Early attempts of classification of elements:
Johann Wolfgang Dobereiner was a German chemist. His effort is considered as one of the earliest attempts to classify the elements into groups.
He found that when elements are arranged into groups of three in the order of their increasing atomic mass, the atomic mass of the element (which comes in the middle) is the arithmetic mean of rest of the two. On this basis, he arranged three elements in one group which is known as Triad. This arrangement of elements is known as Dobereiner's Triads.
|Elements and their Atomic Mass|
|Lithium (Li) 7.0||Sodium (Na) 23.0||Potassium (K) 39.0|
|Calcium (Ca) 40.0||Strontium (Sr) 87.5||Barium (Ba) 137.0|
|Chlorine (Cl) 35.0||Bromine (Br) 80.0||Iodine (I) 127.0|
In this table, atomic mass of sodium is equal to arithmetic mean of atomic masses of lihtium and potassium. Similarly, atomic mass of strontium is equal to arithmetic mean of atomic masses of calcium and braium.

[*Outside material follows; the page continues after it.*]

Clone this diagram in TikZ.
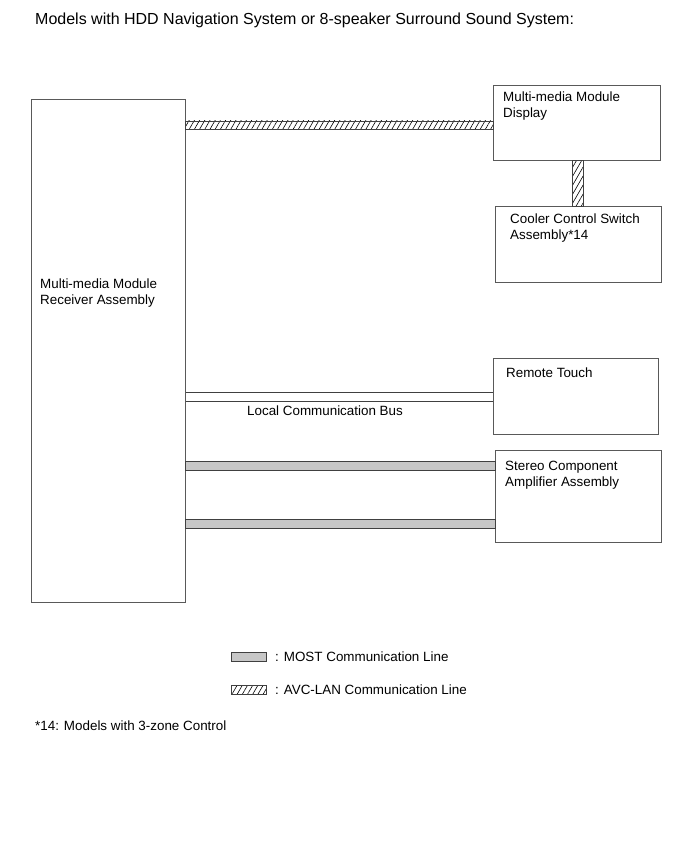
\documentclass[tikz,border=0pt]{standalone}
\usepackage{fontspec}
\setmainfont{Liberation Sans}
\usetikzlibrary{patterns.meta}
\begin{document}
\begin{tikzpicture}[x=1pt,y=-1pt,
  box/.style={draw=black!65,line width=0.8pt,fill=white,anchor=north west,inner sep=0pt},
  lbl/.style={anchor=north west,align=left,font=\fontsize{13.4}{16.5}\selectfont,inner sep=0pt},
  most/.style={draw=black!75,line width=0.8pt,fill=black!22},
  avc/.style={draw=black!75,line width=0.8pt,pattern={Lines[angle=60,distance=4.5pt,line width=0.6pt]}},
  lcb/.style={draw=black!75,line width=1pt}]
\useasboundingbox (0,0) rectangle (690,853);
\node[anchor=west,inner sep=0pt,font=\fontsize{16}{19}\selectfont] (title) at (35,20) {Models with HDD Navigation System or 8-speaker Surround Sound System:};
% boxes
\node[box,minimum width=154pt,minimum height=503pt] (recv) at (31,99) {};
\node[box,minimum width=167pt,minimum height=75pt] (disp) at (493,85) {};
\node[box,minimum width=166pt,minimum height=76pt] (cool) at (495,206) {};
\node[box,minimum width=165pt,minimum height=76pt] (rt) at (493,358) {};
\node[box,minimum width=166pt,minimum height=92pt] (amp) at (495,450) {};
% texts
\node[lbl] (trecv) at (40,278.5) {Multi-media Module\\Receiver Assembly};
\node[lbl] (tdisp) at (503,91.5) {Multi-media Module\\Display};
\node[lbl] (tcool) at (510,213.5) {Cooler Control Switch\\Assembly*14};
\node[lbl] (trt) at (506,367.5) {Remote Touch};
\node[lbl] (tamp) at (505,460.5) {Stereo Component\\Amplifier Assembly};
% AVC-LAN recv-disp
\coordinate (a1) at (recv.east |- 0,121);
\coordinate (a2) at (disp.west |- 0,129);
\draw[avc] (a1) rectangle (a2);
% AVC-LAN disp-cool
\coordinate (v1) at (572,0 |- disp.south);
\coordinate (v2) at (583,0 |- cool.north);
\draw[avc] (v1) rectangle (v2);
% local bus
\coordinate (l1) at (recv.east |- 0,392);
\coordinate (l2) at (rt.west |- 0,392);
\coordinate (l3) at (recv.east |- 0,401);
\coordinate (l4) at (rt.west |- 0,401);
\draw[lcb] (l1) -- (l2);
\draw[lcb] (l3) -- (l4);
\node[lbl,anchor=north] (tlcb) at (325,405.5) {Local Communication Bus};
% MOST
\coordinate (m1) at (recv.east |- 0,461);
\coordinate (m2) at (amp.west |- 0,470);
\draw[most] (m1) rectangle (m2);
\coordinate (m3) at (recv.east |- 0,519);
\coordinate (m4) at (amp.west |- 0,528);
\draw[most] (m3) rectangle (m4);
% legend
\node[most,anchor=north west,inner sep=0pt,minimum width=35pt,minimum height=9pt] (lm) at (231,652) {};
\node[lbl,anchor=west] (tlm) at (275,657) {: MOST Communication Line};
\node[avc,anchor=north west,inner sep=0pt,minimum width=35pt,minimum height=9pt] (la) at (231,685) {};
\node[lbl,anchor=west] (tla) at (275,690) {: AVC-LAN Communication Line};
\node[lbl,anchor=west] (foot) at (35,726) {*14: Models with 3-zone Control};
\end{tikzpicture}
\end{document}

Dobereiner could find only three such triads (group of three elements) and he could not even put all the elements known at that time in his triads.
The rules of Dobereiner’s triads could not be applied to the elements which had very low or high atomic mass. Such as, if F, Cl and Br are put together in a triad, in increasing order of their atomic masses, the atomic mass of Cl is not an arithmetic mean of atomic masses of F and Br.
After the advancement of techniques of measuring atomic mass more correctly Dobereiner's Law became obsolete.
Newlands found that every eighth element has similar physical and chemical properties when they are arranged in increasing order of their relative masses. This law is known as Newlands' Law of Octaves which states that "any given element will exhibit analogous behaviour to the eighth element following it in the table". This means every eight element has the similar chemical and physical properties. For example, Sodium is the eighth element from Lithium and both have similar properties.
The arrangement of elements in Newlands' Octave resembles the musical notes. In musical notes, every eighth note produces similar sound. Because of this, Newlands' classification of elements was popularly known as just Octaves.